Sementara itu, Penjabat Sekretaris Daerah (Pj Sekda) Kota Depok, Nina Suzana, menambahkan bahwa pihaknya tengah mengupayakan pengembangan Rumah Budaya tersebut. Pemkot Depok, kata Nina, sedang mengusulkan pembebasan lahan tambahan untuk memperluas area.

“Kita ingin lahan di samping bisa dibebaskan untuk parkir dan ornamen budaya Betawi yang belum ada. Total lahannya 1.400 meter persegi, di belakangnya masih ada sekitar 2.000 meter,” ujar Nina.

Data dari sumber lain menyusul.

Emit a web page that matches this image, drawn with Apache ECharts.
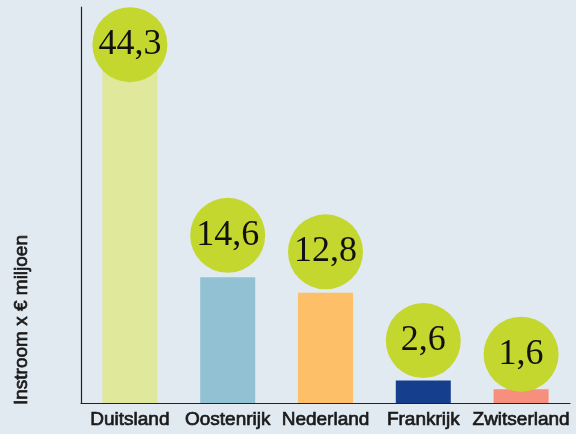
<!DOCTYPE html>
<html>
<head>
<meta charset="UTF-8">
<title>Instroom</title>
<script src="https://cdn.jsdelivr.net/npm/echarts@6/dist/echarts.min.js"></script>
<style>
  html, body { margin: 0; padding: 0; background: #e1e9f1; }
  #chart { width: 576px; height: 434px; }
</style>
</head>
<body>
<div id="chart"></div>
<script type="text/javascript">
// data
var landen = ['Duitsland', 'Oostenrijk', 'Nederland', 'Frankrijk', 'Zwitserland'];
var instroom = [44.3, 14.6, 12.8, 2.6, 1.6];
var yName = 'Instroom x € miljoen';

// style per bar
var barColors = ['#dfe89b', '#92c1d4', '#fdbf67', '#153f8d', '#f68f7b'];
// circle offset from bar top (px)
var bubbleShift = [23, -42, -41, -40, -35];

var chart = echarts.init(document.getElementById('chart'));

var barData = instroom.map(function (v, i) {
    return { value: v, itemStyle: { color: barColors[i] } };
});
var bubbleData = instroom.map(function (v, i) {
    return { value: v, symbolOffset: [0, bubbleShift[i]] };
});

var option = {
    backgroundColor: '#e1e9f1',
    animation: false,
    grid: { left: 81, right: 6, top: 7, bottom: 31 },
    xAxis: {
        type: 'category',
        data: landen,
        axisLine: { lineStyle: { color: '#222', width: 1.2 } },
        axisTick: { show: false },
        axisLabel: {
            interval: 0,
            color: '#1a1a1a',
            fontFamily: 'Liberation Sans',
            fontSize: 19,
            textBorderColor: '#1a1a1a',
            textBorderWidth: 0.7,
            margin: 7
        }
    },
    yAxis: {
        type: 'value',
        min: 0,
        max: 46,
        axisLine: { show: true, lineStyle: { color: '#222', width: 1.2 } },
        axisTick: { show: false },
        axisLabel: { show: false },
        splitLine: { show: false }
    },
    graphic: [{
        type: 'text',
        x: 22,
        y: 405,
        rotation: Math.PI / 2,
        style: {
            text: yName,
            fill: '#1a1a1a',
            stroke: '#1a1a1a',
            lineWidth: 0.7,
            font: '19px "Liberation Sans"',
            textAlign: 'left',
            textVerticalAlign: 'middle'
        }
    }],
    series: [{
        type: 'bar',
        data: barData,
        barWidth: 55,
        z: 2
    }, {
        type: 'scatter',
        data: bubbleData,
        symbol: 'circle',
        symbolSize: 75,
        itemStyle: { color: '#c4d72f', opacity: 1 },
        z: 5,
        label: {
            show: true,
            position: 'inside',
            color: '#111',
            fontFamily: 'Liberation Serif',
            fontSize: 36,
            formatter: function (p) {
                return String(p.value).replace('.', ',');
            }
        }
    }]
};

chart.setOption(option);
</script>
</body>
</html>
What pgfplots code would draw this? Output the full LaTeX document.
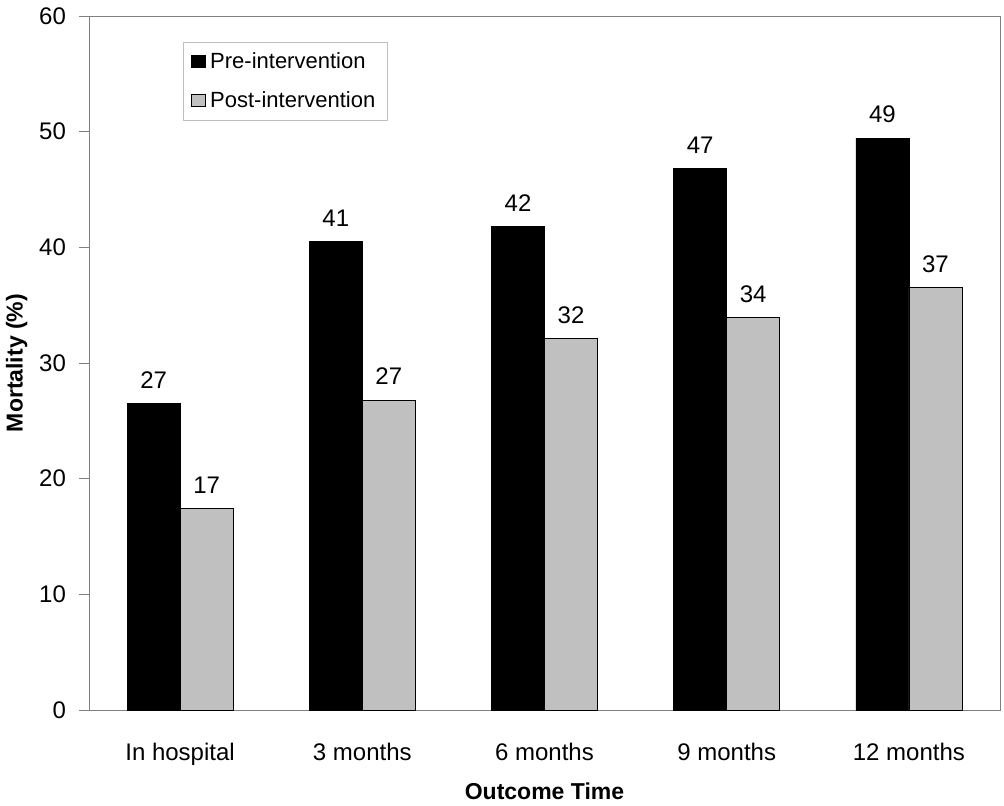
\documentclass[border=0pt]{standalone}
\usepackage{pgfplots}
\pgfplotsset{compat=1.18}
\usepackage{fontspec}
\setmainfont{Liberation Sans}
\definecolor{postgray}{HTML}{C0C0C0}
\definecolor{axgray}{HTML}{808080}
\begin{document}
\begin{tikzpicture}
\begin{axis}[
  scale only axis,
  width=455.5pt, height=347pt,
  ybar=0pt, bar width=26.5pt,
  xmin=-0.5, xmax=4.5,
  ymin=0, ymax=60,
  ytick={0,10,...,60},
  xtick={0,1,2,3,4},
  xticklabels={In hospital,3 months,6 months,9 months,12 months},
  extra x ticks={-0.5,0.5,1.5,2.5,3.5,4.5},
  extra x tick labels={},
  extra x tick style={major tick length=5pt, tick style={axgray}},
  x tick style={draw=none},
  xtick pos=bottom, ytick pos=left,
  tick align=outside,
  major tick length=5pt,
  y tick style={axgray},
  axis line style={axgray},
  /pgf/number format/assume math mode=true,
  tick label style={font=\fontsize{12}{14}\selectfont},
  xticklabel style={yshift=-8pt},
  yticklabel style={xshift=-3pt},
  xlabel={\textbf{Outcome Time}},
  ylabel={\textbf{Mortality (\%)}},
  label style={font=\fontsize{11.5}{13}\selectfont},
  xlabel style={yshift=8pt},
  ylabel style={yshift=-1pt},
  point meta=explicit symbolic,
  nodes near coords,
  nodes near coords style={font=\fontsize{12}{14}\selectfont, anchor=south, yshift=4pt},
  legend style={at={(0.1032,0.9625)}, anchor=north west, draw=gray!50,
    font=\fontsize{11}{13}\selectfont, row sep=6pt, inner xsep=4pt, inner ysep=3pt},
  legend cell align=left,
  legend image code/.code={\draw[#1,draw=black] (0pt,-3pt) rectangle (7pt,3pt);},
]
\addplot[fill=black, draw=black] coordinates {
  (0,26.5) [27] (1,40.5) [41] (2,41.8) [42] (3,46.8) [47] (4,49.45) [49]};
\addplot[fill=postgray, draw=black] coordinates {
  (0,17.4) [17] (1,26.8) [27] (2,32.1) [32] (3,33.9) [34] (4,36.5) [37]};
\legend{Pre-intervention, Post-intervention}
\end{axis}
\pgfresetboundingbox
\path ([shift={(-44.5pt,-48pt)}]current axis.south west) rectangle ([shift={(2pt,8pt)}]current axis.north east);
\end{tikzpicture}
\end{document}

BACA JUGA:  Wawali Jenal Mutaqin Bangga Paskibraka Kota Bogor Sukses Jalankan Tugas

Pemerintah, lanjut Nina, berencana menjadikan sekretariat KOOD sebagai Rumah Budaya Kota Depok yang dimiliki pemerintah daerah. “Meski ini komunitas, kami anggap ini sebagai representasi budaya Depok yang harus dirawat bersama,” pungkasnya. (M. Taufik)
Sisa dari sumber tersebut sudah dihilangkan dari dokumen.